Friday, October 15, 2010

For the TUC and Miliband, resistance is futile

As the coalition puts the finishing touches to next week’s budget cuts, which are certain to devastate services and jobs, you might wonder what the trade union leadership and the Labour Party are up to. Keeping their heads down, is the answer.

While French unions battle the Sarkozy government over pension cuts, our very own Trades Union Congress has called a lobby of Parliament for the day before the cuts are made public. Why then, you might ask? It’s because they don’t want loads of angry workers turning up outside of the Commons once they’ve heard the bad news.

As for a lobby, that is really going to frighten the Lib-Con government! Nothing like seeing your MP and asking him or her to oppose the cuts, to put the fear of God into elected representatives.

And that’s it as far as the TUC is concerned. Perhaps they’ll be a demonstration in March next year, probably on a Saturday to avoid workers having to strike to be there. For the main part, the most dramatic changes to public services and the role of the state will be implemented without official opposition.

When it comes to Labour under Ed Miliband – or should that be Millipede? – they might as well be part of the coalition. Miliband has already spoken out against holding strikes against the cuts and agrees that the budget deficit has to be reduced.

By blocking Ed Balls from becoming shadow chancellor, the job he coveted most, Miliband revealed his hand. Balls’ view is that the government is cutting too much of the deficit too quickly. His argument, essentially, is that the cuts are not really necessary. By giving the job to Alan Johnson, a man who on his own admission knows little about economics, Miliband moved closer to the coalition’s policy.

The reason for this is not hard to fathom. Miliband, Balls, Yvette Cooper and other senior members of the shadow cabinet, fully signed up to the New Labour project. At its heart, was the acceptance that market-driven, globalised capitalism is the only game in town. Whatever you do, don’t upset the bankers.

And, despite the collapse of the banks and the subsequent recession, this is what they still believe. That is their ideology, their world outlook. So when the Tories step up the creation of more Academy schools, raise tuition fees and introduce a market framework in the NHS, they are building on what Miliband and others did in government.

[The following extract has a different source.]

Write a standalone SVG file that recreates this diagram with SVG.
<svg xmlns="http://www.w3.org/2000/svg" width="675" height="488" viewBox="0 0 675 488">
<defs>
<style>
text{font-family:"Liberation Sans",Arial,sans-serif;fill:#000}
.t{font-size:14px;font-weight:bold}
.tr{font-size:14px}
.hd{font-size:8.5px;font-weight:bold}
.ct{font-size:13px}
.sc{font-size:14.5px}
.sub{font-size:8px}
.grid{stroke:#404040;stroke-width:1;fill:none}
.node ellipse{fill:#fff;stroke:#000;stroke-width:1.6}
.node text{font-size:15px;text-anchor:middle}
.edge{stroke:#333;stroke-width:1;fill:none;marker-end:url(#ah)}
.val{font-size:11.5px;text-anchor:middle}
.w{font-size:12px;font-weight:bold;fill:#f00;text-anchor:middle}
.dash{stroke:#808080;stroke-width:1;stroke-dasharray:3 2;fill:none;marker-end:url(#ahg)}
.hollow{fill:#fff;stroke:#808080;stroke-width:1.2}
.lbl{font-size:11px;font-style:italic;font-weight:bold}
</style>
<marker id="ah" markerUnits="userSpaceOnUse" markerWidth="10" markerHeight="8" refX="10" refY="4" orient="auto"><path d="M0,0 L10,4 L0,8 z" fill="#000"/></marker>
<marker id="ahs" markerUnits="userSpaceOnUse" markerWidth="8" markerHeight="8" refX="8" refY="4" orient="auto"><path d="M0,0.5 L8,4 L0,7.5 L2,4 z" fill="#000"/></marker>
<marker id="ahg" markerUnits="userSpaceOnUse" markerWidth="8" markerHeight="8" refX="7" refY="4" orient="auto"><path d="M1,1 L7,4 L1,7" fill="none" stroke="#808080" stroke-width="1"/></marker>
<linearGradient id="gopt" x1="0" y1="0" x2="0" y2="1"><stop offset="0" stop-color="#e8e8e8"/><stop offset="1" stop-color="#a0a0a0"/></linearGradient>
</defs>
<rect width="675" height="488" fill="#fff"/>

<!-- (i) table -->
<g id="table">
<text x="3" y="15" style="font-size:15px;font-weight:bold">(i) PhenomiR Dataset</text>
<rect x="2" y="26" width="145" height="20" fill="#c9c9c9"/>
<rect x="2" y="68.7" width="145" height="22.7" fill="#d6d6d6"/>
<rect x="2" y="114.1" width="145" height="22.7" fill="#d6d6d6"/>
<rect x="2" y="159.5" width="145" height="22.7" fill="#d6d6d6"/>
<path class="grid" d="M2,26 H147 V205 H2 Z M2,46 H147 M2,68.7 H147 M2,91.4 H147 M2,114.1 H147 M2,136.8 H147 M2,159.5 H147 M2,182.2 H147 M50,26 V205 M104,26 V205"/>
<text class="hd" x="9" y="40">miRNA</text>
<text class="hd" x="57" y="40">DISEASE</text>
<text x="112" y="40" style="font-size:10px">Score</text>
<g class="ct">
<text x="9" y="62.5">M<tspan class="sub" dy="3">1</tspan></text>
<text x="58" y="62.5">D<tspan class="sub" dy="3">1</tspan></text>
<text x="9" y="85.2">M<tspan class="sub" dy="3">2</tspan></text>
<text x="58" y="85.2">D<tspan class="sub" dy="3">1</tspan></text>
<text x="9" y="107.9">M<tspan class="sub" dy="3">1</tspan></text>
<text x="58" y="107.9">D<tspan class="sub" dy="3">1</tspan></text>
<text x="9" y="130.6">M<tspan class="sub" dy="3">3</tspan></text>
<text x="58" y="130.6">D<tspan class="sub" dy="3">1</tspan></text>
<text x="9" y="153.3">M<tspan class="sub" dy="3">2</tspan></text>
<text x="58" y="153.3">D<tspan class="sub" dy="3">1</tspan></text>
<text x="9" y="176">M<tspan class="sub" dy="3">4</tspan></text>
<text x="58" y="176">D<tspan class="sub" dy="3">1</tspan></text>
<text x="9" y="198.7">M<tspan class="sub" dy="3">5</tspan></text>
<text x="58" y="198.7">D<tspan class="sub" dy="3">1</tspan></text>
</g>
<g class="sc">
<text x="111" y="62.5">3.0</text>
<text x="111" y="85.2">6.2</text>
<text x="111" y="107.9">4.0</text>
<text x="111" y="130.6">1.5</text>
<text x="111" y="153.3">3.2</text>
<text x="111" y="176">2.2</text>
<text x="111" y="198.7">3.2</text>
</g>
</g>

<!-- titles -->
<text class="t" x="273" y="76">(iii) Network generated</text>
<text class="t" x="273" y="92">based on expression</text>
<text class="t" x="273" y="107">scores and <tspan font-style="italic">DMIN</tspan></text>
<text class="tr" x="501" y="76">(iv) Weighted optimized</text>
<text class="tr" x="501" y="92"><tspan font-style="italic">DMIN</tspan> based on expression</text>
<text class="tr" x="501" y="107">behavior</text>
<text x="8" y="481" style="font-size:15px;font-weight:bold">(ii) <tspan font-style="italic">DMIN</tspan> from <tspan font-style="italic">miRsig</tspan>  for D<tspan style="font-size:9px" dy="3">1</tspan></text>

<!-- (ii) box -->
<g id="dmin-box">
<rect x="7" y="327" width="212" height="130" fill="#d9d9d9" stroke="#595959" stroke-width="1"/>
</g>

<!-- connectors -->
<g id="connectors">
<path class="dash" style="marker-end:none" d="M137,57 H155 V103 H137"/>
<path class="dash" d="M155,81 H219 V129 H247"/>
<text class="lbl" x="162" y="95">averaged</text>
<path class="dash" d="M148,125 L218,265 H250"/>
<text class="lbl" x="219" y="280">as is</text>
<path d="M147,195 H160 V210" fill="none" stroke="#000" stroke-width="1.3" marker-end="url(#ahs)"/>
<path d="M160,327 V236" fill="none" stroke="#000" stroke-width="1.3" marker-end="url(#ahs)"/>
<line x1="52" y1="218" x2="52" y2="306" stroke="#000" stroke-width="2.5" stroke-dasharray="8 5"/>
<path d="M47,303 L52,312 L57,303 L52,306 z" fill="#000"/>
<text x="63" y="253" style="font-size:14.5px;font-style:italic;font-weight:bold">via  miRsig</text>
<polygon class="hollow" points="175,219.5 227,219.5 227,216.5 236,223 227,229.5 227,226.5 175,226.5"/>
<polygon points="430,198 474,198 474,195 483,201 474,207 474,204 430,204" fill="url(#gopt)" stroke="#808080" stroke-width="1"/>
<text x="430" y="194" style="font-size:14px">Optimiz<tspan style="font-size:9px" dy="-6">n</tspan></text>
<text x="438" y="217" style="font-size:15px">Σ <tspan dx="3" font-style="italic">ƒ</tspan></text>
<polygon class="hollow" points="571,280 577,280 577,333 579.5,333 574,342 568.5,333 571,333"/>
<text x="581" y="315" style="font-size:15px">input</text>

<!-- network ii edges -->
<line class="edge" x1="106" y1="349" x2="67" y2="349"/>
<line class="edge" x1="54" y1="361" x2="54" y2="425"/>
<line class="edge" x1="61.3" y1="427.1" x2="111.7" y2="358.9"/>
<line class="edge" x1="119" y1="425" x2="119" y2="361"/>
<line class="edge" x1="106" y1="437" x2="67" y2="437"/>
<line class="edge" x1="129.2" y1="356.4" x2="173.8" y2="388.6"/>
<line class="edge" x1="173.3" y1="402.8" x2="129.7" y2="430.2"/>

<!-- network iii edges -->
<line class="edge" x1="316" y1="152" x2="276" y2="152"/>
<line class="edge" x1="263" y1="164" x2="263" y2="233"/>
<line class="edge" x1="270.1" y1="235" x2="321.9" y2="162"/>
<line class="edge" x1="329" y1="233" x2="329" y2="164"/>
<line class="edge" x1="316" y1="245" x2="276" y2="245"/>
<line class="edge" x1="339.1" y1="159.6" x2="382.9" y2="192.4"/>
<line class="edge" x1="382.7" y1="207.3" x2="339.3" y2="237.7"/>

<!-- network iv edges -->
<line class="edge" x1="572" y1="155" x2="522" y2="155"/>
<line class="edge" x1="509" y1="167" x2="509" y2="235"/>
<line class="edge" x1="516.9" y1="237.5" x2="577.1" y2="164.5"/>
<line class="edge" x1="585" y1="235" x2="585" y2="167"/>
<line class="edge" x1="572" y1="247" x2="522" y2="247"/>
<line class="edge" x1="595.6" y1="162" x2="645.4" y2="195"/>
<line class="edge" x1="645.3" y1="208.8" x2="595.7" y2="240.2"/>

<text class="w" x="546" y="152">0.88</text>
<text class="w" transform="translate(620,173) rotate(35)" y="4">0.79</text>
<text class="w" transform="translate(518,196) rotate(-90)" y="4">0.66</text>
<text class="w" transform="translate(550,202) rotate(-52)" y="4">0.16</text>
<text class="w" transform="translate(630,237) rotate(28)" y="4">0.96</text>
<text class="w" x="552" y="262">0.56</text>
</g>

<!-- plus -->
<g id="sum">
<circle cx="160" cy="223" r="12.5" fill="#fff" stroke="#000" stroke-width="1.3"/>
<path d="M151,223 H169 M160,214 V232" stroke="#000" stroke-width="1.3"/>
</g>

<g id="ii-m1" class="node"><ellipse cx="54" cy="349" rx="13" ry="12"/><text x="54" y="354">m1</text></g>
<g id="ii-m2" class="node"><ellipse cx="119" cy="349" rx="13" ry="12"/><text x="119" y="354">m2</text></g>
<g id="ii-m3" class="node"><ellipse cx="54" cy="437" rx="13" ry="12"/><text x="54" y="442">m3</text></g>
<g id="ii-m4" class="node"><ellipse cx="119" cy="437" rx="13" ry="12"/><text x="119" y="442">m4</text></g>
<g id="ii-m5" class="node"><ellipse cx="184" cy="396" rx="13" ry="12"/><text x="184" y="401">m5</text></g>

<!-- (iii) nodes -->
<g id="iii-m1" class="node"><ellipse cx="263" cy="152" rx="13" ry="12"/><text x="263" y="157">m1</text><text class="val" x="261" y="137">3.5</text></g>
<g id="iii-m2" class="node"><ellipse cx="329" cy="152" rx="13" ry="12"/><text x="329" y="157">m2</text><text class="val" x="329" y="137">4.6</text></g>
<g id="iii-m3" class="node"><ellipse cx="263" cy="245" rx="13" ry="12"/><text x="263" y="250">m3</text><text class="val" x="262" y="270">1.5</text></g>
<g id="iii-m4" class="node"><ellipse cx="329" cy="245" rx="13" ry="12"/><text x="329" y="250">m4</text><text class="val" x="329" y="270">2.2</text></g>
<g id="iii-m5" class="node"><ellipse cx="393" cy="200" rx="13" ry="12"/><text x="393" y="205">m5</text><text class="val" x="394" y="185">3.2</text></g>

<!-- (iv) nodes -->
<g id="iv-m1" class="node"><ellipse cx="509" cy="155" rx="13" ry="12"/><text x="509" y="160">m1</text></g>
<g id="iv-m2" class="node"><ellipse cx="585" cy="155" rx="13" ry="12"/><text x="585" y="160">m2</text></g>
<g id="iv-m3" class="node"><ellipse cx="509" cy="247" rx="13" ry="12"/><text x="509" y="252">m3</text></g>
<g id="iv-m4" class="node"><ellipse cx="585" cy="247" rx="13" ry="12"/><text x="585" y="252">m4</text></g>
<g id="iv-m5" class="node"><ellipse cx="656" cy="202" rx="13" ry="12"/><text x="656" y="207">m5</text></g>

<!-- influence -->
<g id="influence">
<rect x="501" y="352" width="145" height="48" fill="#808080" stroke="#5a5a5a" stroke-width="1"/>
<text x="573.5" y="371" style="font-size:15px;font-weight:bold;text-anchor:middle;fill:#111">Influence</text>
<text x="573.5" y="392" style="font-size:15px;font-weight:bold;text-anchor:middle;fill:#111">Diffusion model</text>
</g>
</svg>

This is the political reality as Britain staggers on towards a further banking crisis and with a national debt that is eating up £70 billion a year in interest rates alone. The International Monetary Fund has revealed the startling prospect that US and European banks need to refinance around about £2.75 trillion in debt over 2011 and 2012. The IMF also repeated its claim that European banks were still hiding losses off their balance sheets, having written down only around a quarter of expected losses.

And guess which country is in the worst position? You’ve worked it out. Britain’s banks need to refinance to the tune of £800 billion over the next two years, nearly a third of the refinancing the IMF has identified. With state finances looking like a sea of red, the idea of another bailout – should the banks, as is almost certain, be unable to refinance on their own – looks highly improbable.

All sorts of political scenarios are possible in such an emergency, including a national government. One that can be safely ruled out is the idea of Miliband’s party doing anything other than rushing to the aid of the capitalist system, as they did in 2008. For them, resistance is futile. For the majority, it’s the only option.